Why profit margins are so thin online

Certain segments of retail, such as groceries, were already operating on thin margins long before e-commerce came along. But selling goods online can also bring its own challenges.

For one thing, the visibility of e-commerce makes it easy for consumers to compare prices across retailers, creating intense competition to offer the best deals possible. In the US, prices across Amazon and other online retailers ticked downward for so long it prompted one economist to pose e-commerce as a reason for low inflation in the country.

The costs of fulfilling orders and handling returns—what retailers call reverse logistics—can also be high. Shoppers have come to expect fast, inexpensive shipping, placing the financial burdens of delivery largely on the shoulders of retailers.
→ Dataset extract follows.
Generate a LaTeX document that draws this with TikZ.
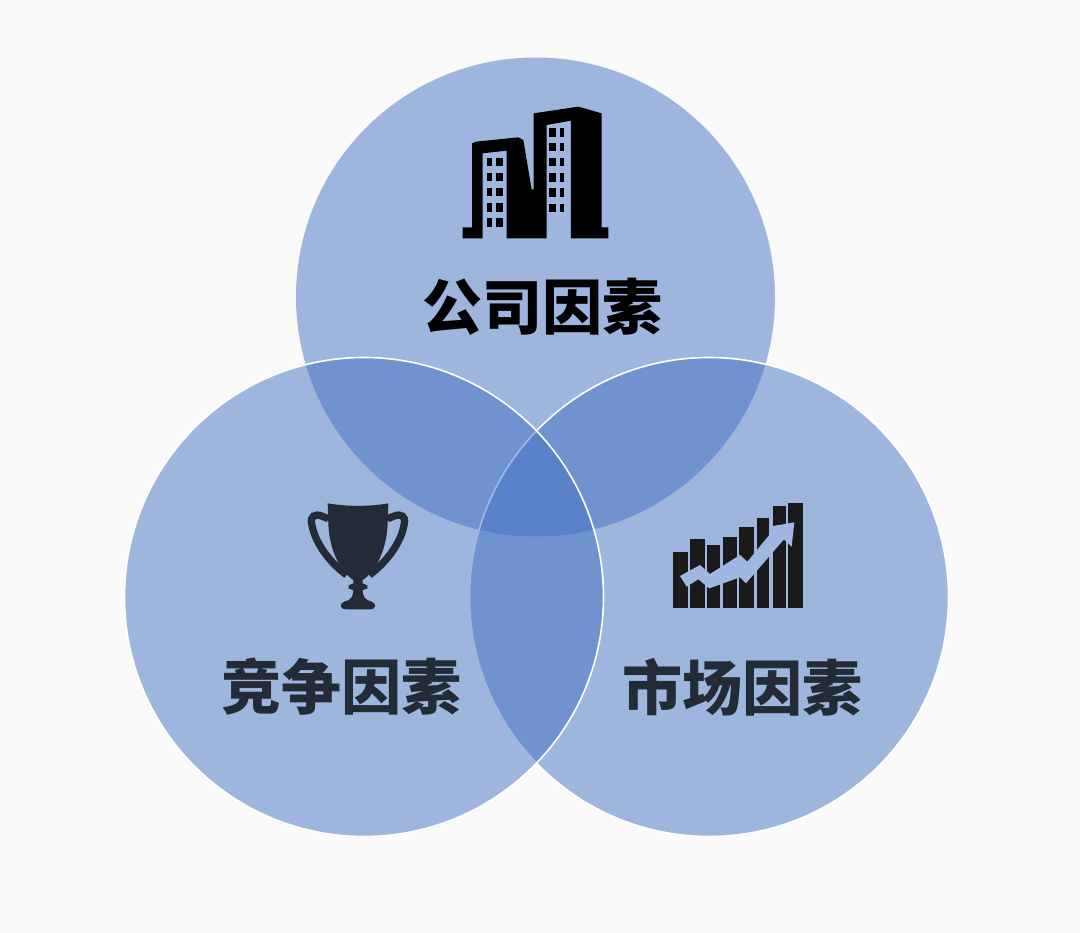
\documentclass[tikz,border=0pt]{standalone}
\usepackage{xcolor}
\usepackage{fontspec}
\newfontfamily\cjk{Noto Sans CJK SC}[BoldFont={Noto Sans CJK SC Black}]
\definecolor{paper}{HTML}{FAFAFA}
\definecolor{office}{HTML}{4472C4}
\definecolor{pale}{HTML}{A0B8E1}
\definecolor{ink}{HTML}{222B36}
\definecolor{coal}{HTML}{1A1A1A}
\tikzset{
	venn/.style={fill=office, fill opacity=0.5},
	vennline/.style={venn, draw=white, line width=1.6pt},
	title/.style={font=\cjk\bfseries\fontsize{60}{60}\selectfont, inner sep=0pt},
}

\begin{document}
\begin{tikzpicture}[x=1pt,y=-1pt]

\useasboundingbox[fill=paper] (0,0) rectangle (1080,933);

\fill[venn] (535.5,297) circle (239.5);
\draw[vennline] (709,597) circle (239.5);
\draw[vennline] (364,597) circle (239.5);

% building
\begin{scope}[shift={(440,90)},x=0.3333pt,y=-0.3333pt]
\fill[black] (68,445) -- (68,412) -- (96,412) -- (96,160) -- (108,155) -- (235,142) -- (250,150) -- (275,298) -- (281,298) -- (281,70) -- (415,50) -- (485,70) -- (485,412) -- (505,412) -- (505,445) -- (393,445) -- (393,92) -- (320,105) -- (320,445) -- (200,445) -- (200,182) -- (128,190) -- (128,445) -- cycle;
\foreach \a in {203,248,293,340,385}{
	\fill[black] (140,\a) rectangle (155,\a+25);
	\fill[black] (168,\a) rectangle (188,\a+25);
}
\foreach \a in {115,158,203,250,295,342}{
	\fill[black] (327,\a) rectangle (347,\a+25);
	\fill[black] (360,\a) rectangle (373,\a+25);
}
\end{scope}

% trophy
\begin{scope}[shift={(290,490)},x=0.3333pt,y=-0.3333pt]
\fill[ink] (113,40) .. controls (170,50) and (240,50) .. (295,40) -- (293,100) .. controls (290,190) and (250,250) .. (218,270) -- (218,280) -- (232,286) -- (232,296) -- (218,300) .. controls (218,320) and (225,330) .. (245,335) .. controls (260,340) and (260,358) .. (240,358) -- (168,358) .. controls (148,358) and (148,340) .. (163,335) .. controls (183,330) and (190,320) .. (190,300) -- (176,296) -- (176,286) -- (190,280) -- (190,270) .. controls (158,250) and (118,190) .. (115,100) -- cycle;
\draw[ink, line width=7.3pt] (115,86) -- (95,78) .. controls (75,70) and (60,80) .. (65,100) .. controls (72,150) and (110,210) .. (170,255);
\draw[ink, line width=7.3pt] (293,86) -- (313,78) .. controls (333,70) and (348,80) .. (343,100) .. controls (336,150) and (298,210) .. (238,255);
\end{scope}

% chart
\begin{scope}[shift={(660,490)},x=0.3333pt,y=-0.3333pt]
\foreach \a/\b/\c in {40/83/185,90/135/147,142/180/166,188/232/142,238/283/110,290/327/84,340/377/47,384/429/40}{
	\fill[coal] (\a,\c) rectangle (\b,355);
}
\fill[pale] (60,258) -- (120,225) -- (150,252) -- (240,195) -- (262,215) -- (340,120) -- (328,110) -- (403,97) -- (395,170) -- (372,148) -- (258,280) -- (240,262) -- (148,295) -- (115,268) -- (80,290) -- cycle;
\end{scope}

\node[title, text=black] (company) at (542,307) {公司因素};
\node[title, text=ink] (rival) at (341,687) {竞争因素};
\node[title, text=ink] (market) at (742,687) {市场因素};

\end{tikzpicture}
\end{document}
Target has said it’s about 90% cheaper on average when a customer picks up an online order in one of its stores versus Target shipping the item to their home.

Returns compound the costs, and they occur more frequently with online purchases. Return rates vary by category, but in the case of clothing, shoppers may even buy multiple items with the intent of returning most. Every return carries expenses such as shipping, customer care, inspecting and sorting goods, sometimes repackaging and repairing them, storage, and sometimes liquidation. As e-commerce grows, the volume of returns keeps rising.

The study found that purely online retailers tend to run on much slimmer margins than the industry average: 1.4%, versus 5.4% for the total industry. They generally have a different cost structure, and may also make up in growing sales volume and market share what they lack in profits.

Some categories, such as jewelry and furniture, are more insulated from the pandemic-accelerated shift online, according to the study. But retailers of items such as clothing, home goods, and electronics whose businesses are weighted toward store networks will likely need to make invest in building out their digital operations and improving their efficiency, putting even more pressure on their profitability in the near term.